The last big change under Miller’s leadership has been the push to achieve truly universal coverage of countries around the world. The number of countries included in the Index has grown from 157 in 2007 to 186 in this year’s edition, making the Index by far the most comprehensive study of its type.
20 Years of Making a Difference
Looking back on the 20 years of research in the Index of Economic Freedom, former Heritage President Ed Feulner explained to me the keys to its success:
It was its timeliness, continuity, and transparency that made the difference. It came out every year at the same time, so people could depend on using it to measure the progress of economic freedom. It built up a huge base of data that policymakers and scholars could use to make comparisons and draw broader conclusions. And it was easy to understand and simple to use.

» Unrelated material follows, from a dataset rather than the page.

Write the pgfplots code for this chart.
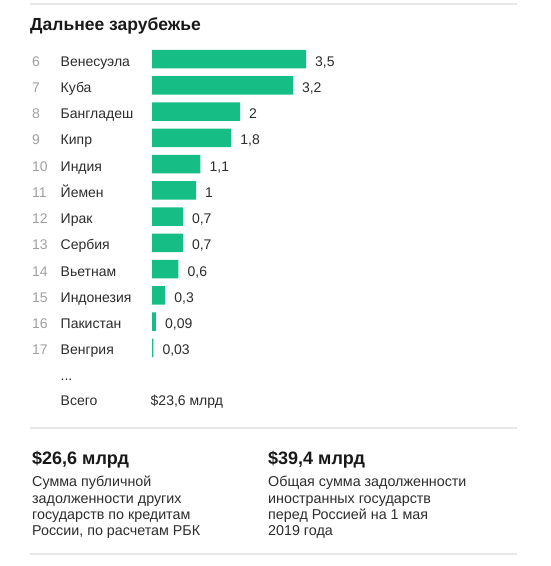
\documentclass[border=0pt]{standalone}
\usepackage{pgfplots}
\pgfplotsset{compat=1.18}
\usepackage{pgfplotstable}
\usepackage{fontspec}
\setmainfont{Liberation Sans}
\definecolor{barg}{RGB}{22,189,133}
\definecolor{numg}{RGB}{160,160,160}
\definecolor{txt}{RGB}{45,45,45}
\definecolor{sep}{RGB}{232,232,232}
\pgfplotstableread{
row val lab
0 3.5 3,5
1 3.2 3,2
2 2 2
3 1.8 1,8
4 1.1 1,1
5 1 1
6 0.7 0,7
7 0.7 0,7
8 0.6 0,6
9 0.3 0,3
10 0.09 0,09
11 0.03 0,03
}\debts
\begin{document}
\begin{tikzpicture}
\path[use as bounding box, fill=white] (0,0) rectangle (550pt,-566pt);
% separators
\draw[sep, line width=1.5pt] (30pt,-4pt) -- (517pt,-4pt);
\draw[sep, line width=1.5pt] (30pt,-428pt) -- (517pt,-428pt);
\draw[sep, line width=1.5pt] (30pt,-554pt) -- (517pt,-554pt);
% title
\node[anchor=base west, inner sep=0pt, font=\fontsize{17.5}{20}\selectfont\bfseries, text=black!90] at (30pt,-30pt) {Дальнее зарубежье};
\begin{axis}[
  hide axis,
  x=44pt, y=26.27pt, y dir=reverse,
  xmin=0, xmax=5, ymin=-0.5, ymax=11.5,
  anchor=origin, at={(152pt,-59pt)},
  clip=false,
  xbar, bar width=18.5pt, bar shift=0pt,
  point meta=explicit symbolic,
  nodes near coords,
  nodes near coords style={anchor=base west, inner sep=0pt, xshift=9pt, yshift=-7pt,
    font=\fontsize{14}{16}\selectfont, text=txt},
]
\addplot[fill=barg, draw=none] table[x=val, y=row, meta=lab] {\debts};
\end{axis}
% row numbers and names
\foreach \i/\n/\c in {0/6/Венесуэла,1/7/Куба,2/8/Бангладеш,3/9/Кипр,4/10/Индия,5/11/Йемен,6/12/Ирак,7/13/Сербия,8/14/Вьетнам,9/15/Индонезия,10/16/Пакистан,11/17/Венгрия}{
  \node[anchor=base west, inner sep=0pt, font=\fontsize{14}{16}\selectfont, text=numg] at (32pt,{-(59+26.27*\i+7)*1pt}) {\n};
  \node[anchor=base west, inner sep=0pt, font=\fontsize{14}{16}\selectfont, text=txt] at (60.5pt,{-(59+26.27*\i+7)*1pt}) {\c};
}
\node[anchor=base west, inner sep=0pt, font=\fontsize{14}{16}\selectfont, text=txt] at (60.5pt,-380pt) {...};
\node[anchor=base west, inner sep=0pt, font=\fontsize{14}{16}\selectfont, text=txt] at (60.5pt,-405pt) {Всего};
\node[anchor=base west, inner sep=0pt, font=\fontsize{14}{16}\selectfont, text=txt] at (150.5pt,-405pt) {\$23,6 млрд};
% bottom blocks
\node[anchor=base west, inner sep=0pt, font=\fontsize{18}{20}\selectfont\bfseries, text=black!90] at (32pt,-464pt) {\$26,6 млрд};
\node[anchor=base west, inner sep=0pt, font=\fontsize{18}{20}\selectfont\bfseries, text=black!90] at (268pt,-464pt) {\$39,4 млрд};
\foreach \k/\a/\b in {0/Сумма публичной/Общая сумма задолженности,1/задолженности других/иностранных государств,2/государств по кредитам/перед Россией на 1 мая,3/{России, по расчетам РБК}/2019 года}{
  \node[anchor=base west, inner sep=0pt, font=\fontsize{14.3}{16}\selectfont, text=txt] at (32pt,{-(486.7+16.3*\k)*1pt}) {\a};
  \node[anchor=base west, inner sep=0pt, font=\fontsize{14.3}{16}\selectfont, text=txt] at (268pt,{-(486.7+16.3*\k)*1pt}) {\b};
}
\end{tikzpicture}
\end{document}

As one of the founders of the Index, I would add that the research quality and dedication of the Heritage people involved, including all of the country and regional experts, has made a huge difference. Our partnership with The Wall Street Journal, particularly in the early days with Melanie Kirkpatrick and later with Mary O’Grady, obviously has been a key to its success. It helped to bring wider recognition, and input from their editors has contributed to making the Index a world-class product. I have been privileged to work with them and others, both in and outside of Heritage, who are among the best minds in the business. I will always be thankful for the opportunity to have been part of this wonderful enterprise.